If, in general terms, Susana Solano's sculpture prioritises relations of materials with space and the hermetic interrelation of her structures, emphasising the material values of iron and the regularity of a mesh, in their own surface, highlighting in many cases the personal mark on the skin of the sculpture, with these photographs the artist would be seeking to bring us closer to the surface of things and people whom we see in their relations with the rest, to place us close, to caress our emotion with the skin of the world: "There are many experiences which shape the skin of our life. But some have the capacity to penetrate like arrows into the interior of existence, reaching without any order or harmony certain neuralgic zones which constitute the motor of acts, of thoughts, of the always intricate sentimental springs. Those profound experiences end up by unconsciously, involuntarily, being transformed into a universe dominated by memory and image. The image of the memory is filed outside of time, navigating in freedom through the irregular spaces of the I, and at the same time reserving the right to emerge or hide according to its whim", commented the artist in conversation with Aurora García in 1989.

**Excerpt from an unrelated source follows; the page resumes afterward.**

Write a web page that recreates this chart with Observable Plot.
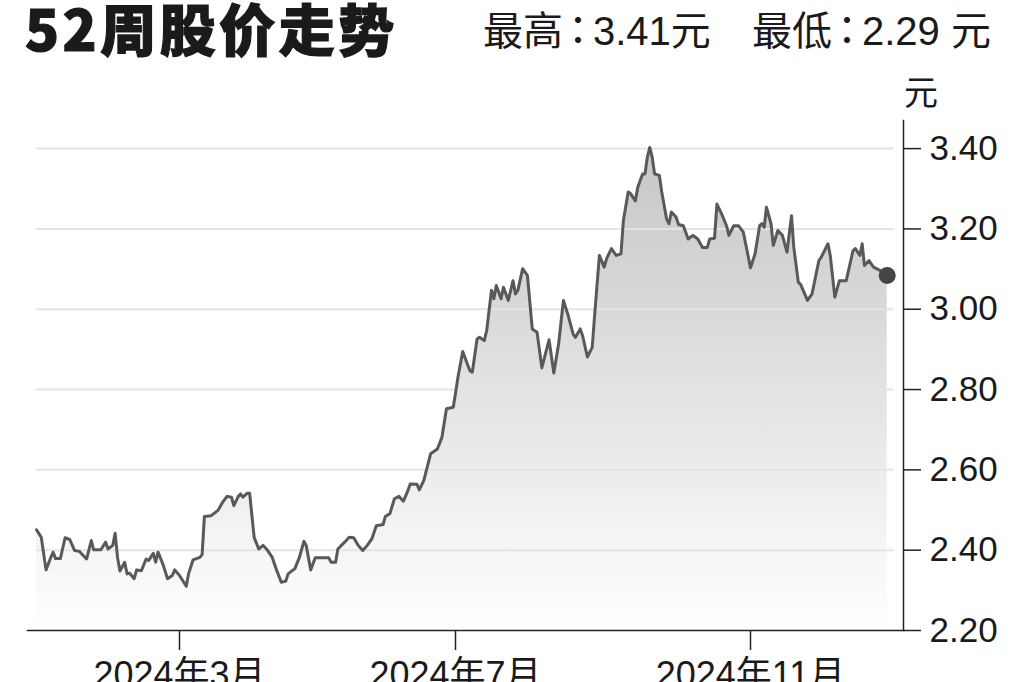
<!DOCTYPE html>
<html><head><meta charset="utf-8">
<script src="https://cdn.jsdelivr.net/npm/d3@7"></script>
<script src="https://cdn.jsdelivr.net/npm/@observablehq/plot@0.6"></script>
<style>
html,body{margin:0;padding:0;background:#fff;overflow:hidden;width:1024px;height:682px}
#wrap{position:relative;width:1024px;height:682px}
.t{position:absolute;white-space:nowrap;color:#1a1a1a;line-height:1;z-index:2}
#title{left:25px;top:-14px;font:900 56px "Noto Sans CJK SC",sans-serif;letter-spacing:3.5px;-webkit-text-stroke:1.2px #1a1a1a;color:#1a1a1a}
#hi{left:483px;top:-1px;font:400 40px "Liberation Sans","Noto Sans CJK SC",sans-serif}
#lo{left:752px;top:-1px;font:400 40px "Liberation Sans","Noto Sans CJK SC",sans-serif}
.colon{font-family:"Noto Sans CJK TC",sans-serif;margin:0 -5px}
#unit{left:904px;top:66px;font:400 34px "Noto Sans CJK SC",sans-serif}
#chart{position:absolute;left:0;top:0}
</style></head>
<body><div id="wrap">
<div class="t" id="title"></div>
<div class="t" id="hi"></div>
<div class="t" id="lo"></div>
<div class="t" id="unit"></div>
<div id="chart"></div>
</div>
<script>
// texts
const titleText = "52周股价走势";
const highParts = ["最高", "：", "3.41元"];
const lowParts = ["最低", "：", "2.29 元"];
const unitText = "元";

// day offsets from 2024-01-01 and closing prices (元)
const days = [0,2,4,6,7,8,10,12,14,16,18,21,23,24,27,29,30,32,33,34,35,37,38,39,41,42,44,46,47,49,50,51,53,55,57,58,
60,63,64,66,69,70,71,74,77,79,81,83,84,86,87,88,90,91,93,95,97,99,101,103,105,107,108,111,113,115,116,118,120,126,127,129,130,133,135,137,139,141,143,145,147,150,151,153,155,157,159,161,162,165,166,168,171,174,176,178,181,
182,183,185,188,189,191,192,194,195,197,198,199,201,202,204,206,207,208,210,212,214,216,218,221,223,225,227,229,231,232,234,235,237,239,240,242,244,245,247,249,251,252,254,255,257,258,260,261,262,263,264,265,267,268,270,271,272,274,275,277,279,281,283,285,287,288,290,291,293,295,296,298,300,302,
305,307,309,310,311,312,314,315,317,319,321,323,324,326,327,330,332,335,336,339,340,342,344,347,348,350,351,353,354,355,357,359,362,365];
const prices = [2.451,2.432,2.351,2.382,2.395,2.379,2.379,2.431,2.426,2.399,2.397,2.378,2.424,2.401,2.401,2.420,2.403,2.412,2.442,2.382,2.348,2.370,2.341,2.343,2.329,2.351,2.349,2.378,2.374,2.392,2.370,2.395,2.366,2.329,2.337,2.351,
2.337,2.310,2.341,2.376,2.382,2.389,2.484,2.486,2.499,2.519,2.534,2.532,2.511,2.534,2.540,2.532,2.542,2.542,2.432,2.403,2.412,2.399,2.382,2.349,2.320,2.323,2.341,2.354,2.382,2.422,2.412,2.351,2.381,2.381,2.370,2.370,2.403,2.420,2.432,2.431,2.412,2.399,2.412,2.428,2.461,2.464,2.484,2.491,2.528,2.534,2.522,2.549,2.565,2.564,2.550,2.574,2.640,2.652,2.681,2.752,2.756,
2.790,2.830,2.895,2.847,2.843,2.926,2.930,2.922,2.947,3.047,3.026,3.059,3.026,3.055,3.022,3.071,3.038,3.047,3.101,3.084,2.951,2.943,2.854,2.924,2.841,2.914,3.022,2.984,2.939,2.930,2.951,2.934,2.881,2.905,2.984,3.134,3.105,3.126,3.151,3.134,3.138,3.221,3.292,3.288,3.270,3.304,3.337,3.337,3.379,3.403,3.379,3.337,3.333,3.292,3.225,3.213,3.242,3.229,3.211,3.208,3.175,3.184,3.175,3.154,3.154,3.175,3.177,3.262,3.237,3.208,3.184,3.208,3.208,3.192,
3.103,3.138,3.208,3.213,3.204,3.254,3.213,3.159,3.196,3.184,3.142,3.233,3.154,3.067,3.062,3.022,3.038,3.121,3.129,3.163,3.134,3.030,3.071,3.071,3.096,3.146,3.151,3.134,3.163,3.109,3.121,3.105,3.096,3.084];

const yTicks = [2.2,2.4,2.6,2.8,3.0,3.2,3.4];
const gridValues = [2.4,2.6,2.8,3.0,3.2,3.4];
const xTickDates = ["2024-03-01","2024-07-01","2024-11-01"];

document.getElementById("title").textContent = titleText;
function fillParts(id, parts){
  const el = document.getElementById(id);
  parts.forEach((p,i)=>{
    const s = document.createElement("span");
    if (i===1) s.className = "colon";
    s.textContent = p;
    el.appendChild(s);
  });
}
fillParts("hi", highParts);
fillParts("lo", lowParts);
document.getElementById("unit").textContent = unitText;

const start = new Date(Date.UTC(2024,0,1));
const data = days.map((d,i)=>({date:d3.utcDay.offset(start,d), price:prices[i]}));
const last = data[data.length-1];
const xTicks = xTickDates.map(s=>new Date(s+"T00:00:00Z"));

const defs = () => {
  const ns = "http://www.w3.org/2000/svg";
  const g = document.createElementNS(ns,"defs");
  g.innerHTML = '<linearGradient id="pg" x1="0" y1="0" x2="0" y2="1"><stop offset="0" stop-color="#c6c6c6"/><stop offset="1" stop-color="#ffffff"/></linearGradient>';
  return g;
};

const chart = Plot.plot({
  width:1024, height:682,
  marginTop:120, marginBottom:52, marginLeft:27, marginRight:121,
  style:{fontFamily:'"Liberation Sans","Noto Sans CJK SC",sans-serif', fontSize:"35px", color:"#1a1a1a", background:"transparent", overflow:"visible"},
  x:{type:"utc", domain:[new Date("2024-01-01T00:00:00Z"), xTicks[0], xTicks[1], xTicks[2], new Date("2025-01-01T00:00:00Z")], range:[36,179,455,750,889]},
  y:{domain:[2.2,3.47]},
  marks:[
    defs,
    Plot.areaY(data,{x:"date", y1:2.2, y2:"price", fill:"url(#pg)"}),
    Plot.ruleY(gridValues,{x1:new Date("2024-01-01T00:00:00Z"), x2:new Date("2025-01-03T00:00:00Z"), stroke:"#e4e4e4", strokeWidth:2}),
    Plot.lineY(data,{x:"date", y:"price", stroke:"#595959", strokeWidth:3, strokeLinejoin:"round"}),
    Plot.dot([last],{x:"date", y:"price", r:8.5, fill:"#454545"}),
    Plot.frame({anchor:"right", stroke:"#222", strokeWidth:1.5}),
    Plot.frame({anchor:"bottom", stroke:"#222", strokeWidth:1.5}),
    Plot.axisY(yTicks,{anchor:"right", tickSize:17, tickPadding:9, tickFormat:d=>d.toFixed(2), fontSize:35, label:null, stroke:"#222", strokeWidth:1.5}),
    Plot.axisX(xTicks,{anchor:"bottom", tickSize:20, tickPadding:11, tickFormat:d=>`${d.getUTCFullYear()}年${d.getUTCMonth()+1}月`, fontSize:36, label:null, stroke:"#222", strokeWidth:1.5})
  ]
});
document.getElementById("chart").appendChild(chart);
</script>
</body></html>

The photography in Susana Solano's work performs a dual function. On the one hand, when the artist sometimes reserves figurative images for dialoguing with the three-dimensional works, which illuminate and construct the transformation into the spatial relation of its whole.

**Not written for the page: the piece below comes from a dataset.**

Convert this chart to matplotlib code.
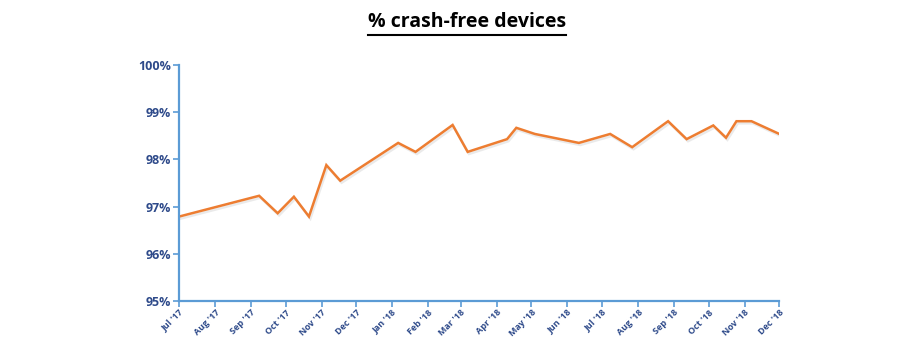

On the other hand, the visual memory of a travel diary, like those making up this exhibition, in small format of proximity and copies on baryta paper, they speak to us of the classical genre of traditional photography, of the reporter, of the work of the chronicler of the human soul which Susana Solano creates here: "My interest with these photographs lies in the commitment which provokes the choice and the respect of what is portrayed or captured in the images. Places, these photographs brought together, would show "the feeling" of landscapes and daily acts, and on the other hand common attitudes in numerous intersections: fleeting glances, the energy, the poetic or the politic... maintaining and respecting the emotions of the silence that was generated at the time by the random encounter with places. In short, these images are notes, memory and nudges", Susana Solano tells us.
In many of these photos, as with a large part of her sculptural photography, the skin of water is very much present. "One of my earliest childhood memories," Susana told us, "is of a swing which my father installed just above the irrigation pool and in which my sister and I literally used to swing above the water."

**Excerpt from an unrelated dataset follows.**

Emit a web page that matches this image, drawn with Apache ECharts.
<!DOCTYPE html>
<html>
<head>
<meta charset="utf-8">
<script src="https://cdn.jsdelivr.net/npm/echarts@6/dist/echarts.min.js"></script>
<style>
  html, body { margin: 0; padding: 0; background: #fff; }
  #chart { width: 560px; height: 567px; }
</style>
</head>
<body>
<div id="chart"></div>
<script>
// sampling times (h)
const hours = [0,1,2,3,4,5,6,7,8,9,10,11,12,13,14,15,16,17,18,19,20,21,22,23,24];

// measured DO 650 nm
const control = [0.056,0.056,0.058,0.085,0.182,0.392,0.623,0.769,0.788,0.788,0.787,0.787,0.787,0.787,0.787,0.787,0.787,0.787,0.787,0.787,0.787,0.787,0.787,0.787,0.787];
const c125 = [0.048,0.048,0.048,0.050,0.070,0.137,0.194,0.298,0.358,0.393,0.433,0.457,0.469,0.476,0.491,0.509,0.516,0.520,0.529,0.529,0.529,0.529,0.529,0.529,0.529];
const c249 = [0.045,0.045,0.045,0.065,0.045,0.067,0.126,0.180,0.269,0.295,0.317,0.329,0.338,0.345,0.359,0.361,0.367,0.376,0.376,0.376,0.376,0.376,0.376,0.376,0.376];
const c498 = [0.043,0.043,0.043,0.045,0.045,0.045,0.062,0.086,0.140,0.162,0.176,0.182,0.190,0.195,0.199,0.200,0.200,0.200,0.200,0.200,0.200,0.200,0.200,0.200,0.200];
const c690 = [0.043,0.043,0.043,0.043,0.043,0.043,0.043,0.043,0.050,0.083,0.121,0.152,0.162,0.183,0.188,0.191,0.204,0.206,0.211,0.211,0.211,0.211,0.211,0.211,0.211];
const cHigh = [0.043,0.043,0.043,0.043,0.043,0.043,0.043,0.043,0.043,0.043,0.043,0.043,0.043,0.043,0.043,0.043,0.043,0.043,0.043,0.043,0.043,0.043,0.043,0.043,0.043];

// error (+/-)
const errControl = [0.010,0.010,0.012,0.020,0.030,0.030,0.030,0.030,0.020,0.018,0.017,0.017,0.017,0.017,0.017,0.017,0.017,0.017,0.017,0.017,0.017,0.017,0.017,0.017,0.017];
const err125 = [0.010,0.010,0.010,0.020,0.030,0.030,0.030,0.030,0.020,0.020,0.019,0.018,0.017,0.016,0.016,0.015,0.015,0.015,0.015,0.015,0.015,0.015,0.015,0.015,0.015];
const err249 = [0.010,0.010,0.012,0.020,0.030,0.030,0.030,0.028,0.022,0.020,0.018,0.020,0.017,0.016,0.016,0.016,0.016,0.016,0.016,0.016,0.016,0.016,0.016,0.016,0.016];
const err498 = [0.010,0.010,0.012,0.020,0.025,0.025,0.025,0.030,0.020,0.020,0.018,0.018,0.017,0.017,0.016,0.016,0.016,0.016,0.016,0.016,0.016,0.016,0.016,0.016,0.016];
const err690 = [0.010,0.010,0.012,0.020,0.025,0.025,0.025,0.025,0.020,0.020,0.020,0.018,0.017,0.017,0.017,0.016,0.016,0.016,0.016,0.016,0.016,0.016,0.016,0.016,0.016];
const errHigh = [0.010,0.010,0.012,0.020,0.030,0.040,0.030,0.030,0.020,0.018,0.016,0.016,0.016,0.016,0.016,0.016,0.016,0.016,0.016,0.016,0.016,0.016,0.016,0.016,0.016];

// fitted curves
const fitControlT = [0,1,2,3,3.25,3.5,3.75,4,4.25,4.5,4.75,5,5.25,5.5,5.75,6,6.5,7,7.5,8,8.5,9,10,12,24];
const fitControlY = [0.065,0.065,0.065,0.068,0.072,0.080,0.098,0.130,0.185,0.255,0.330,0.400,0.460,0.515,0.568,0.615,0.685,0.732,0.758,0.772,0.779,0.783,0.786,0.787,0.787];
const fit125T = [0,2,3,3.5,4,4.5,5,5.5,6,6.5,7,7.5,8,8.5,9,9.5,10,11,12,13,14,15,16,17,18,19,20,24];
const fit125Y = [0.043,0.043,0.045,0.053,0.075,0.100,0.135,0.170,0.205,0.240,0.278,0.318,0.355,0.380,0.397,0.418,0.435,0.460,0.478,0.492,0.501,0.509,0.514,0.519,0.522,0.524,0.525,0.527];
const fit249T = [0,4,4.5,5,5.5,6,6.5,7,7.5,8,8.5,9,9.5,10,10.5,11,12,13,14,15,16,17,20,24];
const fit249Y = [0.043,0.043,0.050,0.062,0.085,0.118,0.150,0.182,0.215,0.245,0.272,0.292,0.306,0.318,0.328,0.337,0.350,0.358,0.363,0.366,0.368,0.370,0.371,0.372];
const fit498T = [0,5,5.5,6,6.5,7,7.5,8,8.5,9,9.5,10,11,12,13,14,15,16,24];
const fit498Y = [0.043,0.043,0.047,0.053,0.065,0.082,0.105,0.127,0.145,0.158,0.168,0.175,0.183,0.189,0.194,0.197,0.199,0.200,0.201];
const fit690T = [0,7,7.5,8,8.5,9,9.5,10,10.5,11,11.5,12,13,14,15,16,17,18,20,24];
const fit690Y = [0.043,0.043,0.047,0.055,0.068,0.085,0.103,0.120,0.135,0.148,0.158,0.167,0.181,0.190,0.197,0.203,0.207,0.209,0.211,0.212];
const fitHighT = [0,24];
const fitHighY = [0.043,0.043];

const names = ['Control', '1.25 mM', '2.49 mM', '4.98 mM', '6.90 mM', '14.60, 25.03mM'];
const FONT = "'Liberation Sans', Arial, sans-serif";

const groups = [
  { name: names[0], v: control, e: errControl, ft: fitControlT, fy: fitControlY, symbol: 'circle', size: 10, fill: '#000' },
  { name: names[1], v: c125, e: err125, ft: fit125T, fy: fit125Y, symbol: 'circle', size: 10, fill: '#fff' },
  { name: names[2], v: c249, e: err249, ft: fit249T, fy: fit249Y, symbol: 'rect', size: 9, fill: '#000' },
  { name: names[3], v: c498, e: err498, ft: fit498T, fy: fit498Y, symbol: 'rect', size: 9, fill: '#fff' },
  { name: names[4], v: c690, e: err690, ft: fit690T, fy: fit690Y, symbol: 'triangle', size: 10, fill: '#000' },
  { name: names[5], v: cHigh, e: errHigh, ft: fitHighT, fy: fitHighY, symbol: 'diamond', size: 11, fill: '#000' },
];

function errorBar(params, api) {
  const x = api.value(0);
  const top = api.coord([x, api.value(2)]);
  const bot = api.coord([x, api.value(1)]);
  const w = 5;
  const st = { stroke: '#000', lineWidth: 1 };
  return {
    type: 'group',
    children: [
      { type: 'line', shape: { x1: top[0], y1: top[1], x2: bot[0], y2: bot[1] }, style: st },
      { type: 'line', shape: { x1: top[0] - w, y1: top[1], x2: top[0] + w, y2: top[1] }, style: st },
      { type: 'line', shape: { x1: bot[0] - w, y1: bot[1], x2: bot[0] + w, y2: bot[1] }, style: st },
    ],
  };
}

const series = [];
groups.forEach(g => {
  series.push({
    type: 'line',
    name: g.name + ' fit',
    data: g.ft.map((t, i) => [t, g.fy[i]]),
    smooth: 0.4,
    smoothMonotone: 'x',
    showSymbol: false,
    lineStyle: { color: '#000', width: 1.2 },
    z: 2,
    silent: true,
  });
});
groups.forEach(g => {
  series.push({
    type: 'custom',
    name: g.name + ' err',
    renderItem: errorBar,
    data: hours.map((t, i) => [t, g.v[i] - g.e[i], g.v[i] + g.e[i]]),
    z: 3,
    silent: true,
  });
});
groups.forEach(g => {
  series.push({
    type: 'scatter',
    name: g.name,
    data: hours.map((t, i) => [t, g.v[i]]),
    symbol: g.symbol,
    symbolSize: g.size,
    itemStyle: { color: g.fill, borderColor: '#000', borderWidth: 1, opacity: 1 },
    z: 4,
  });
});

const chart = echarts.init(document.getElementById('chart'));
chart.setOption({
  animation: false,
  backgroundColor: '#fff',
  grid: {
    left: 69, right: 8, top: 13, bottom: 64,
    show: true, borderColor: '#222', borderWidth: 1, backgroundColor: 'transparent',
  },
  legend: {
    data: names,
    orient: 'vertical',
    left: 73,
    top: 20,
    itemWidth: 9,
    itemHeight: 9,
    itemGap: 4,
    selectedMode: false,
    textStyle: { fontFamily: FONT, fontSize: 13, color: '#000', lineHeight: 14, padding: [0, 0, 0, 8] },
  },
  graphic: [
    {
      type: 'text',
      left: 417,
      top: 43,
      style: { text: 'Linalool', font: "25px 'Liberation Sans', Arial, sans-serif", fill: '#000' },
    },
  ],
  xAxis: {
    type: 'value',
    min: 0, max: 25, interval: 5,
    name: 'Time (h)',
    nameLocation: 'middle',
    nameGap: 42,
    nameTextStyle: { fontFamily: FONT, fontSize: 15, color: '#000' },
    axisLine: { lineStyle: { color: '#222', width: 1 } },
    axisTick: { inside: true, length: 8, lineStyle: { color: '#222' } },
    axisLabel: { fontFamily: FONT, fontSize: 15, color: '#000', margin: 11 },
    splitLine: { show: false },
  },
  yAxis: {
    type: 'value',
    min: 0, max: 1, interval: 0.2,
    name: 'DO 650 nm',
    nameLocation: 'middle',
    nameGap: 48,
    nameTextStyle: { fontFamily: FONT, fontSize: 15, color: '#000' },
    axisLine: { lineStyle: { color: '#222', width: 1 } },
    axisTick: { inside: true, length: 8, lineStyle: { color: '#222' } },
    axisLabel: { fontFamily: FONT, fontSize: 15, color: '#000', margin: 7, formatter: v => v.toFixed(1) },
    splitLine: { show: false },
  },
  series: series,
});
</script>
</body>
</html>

And as Aurora García points out: "The evocation of water does not just signify a way of materialising something indelible in the universe of the memories and experiences of play belonging to the sculptress‘s childhood in the countryside, it goes beyond that, it concerns the presence - even if in absence - of the necessary liquid for life and health, of a flux that is linked to the passage of time both to natural history and to the history of civilisations. Because, in spite of the fact that many of Susana Solano's works have the form of storage tanks, what she is claiming is not stagnant and turbid water but instead the crystalline liquid that flows and serves for drinking, for watering, for healing or for bathing."
Susana Solano was awarded the National Prize for Plastic Arts of Spain in 1988. She was selected for the Kassel Documenta in 1987 and 1992, in 1987 she took part in the XIX International Biennial of Sao Paulo and in the Venice Biennial in 1988 and 1993.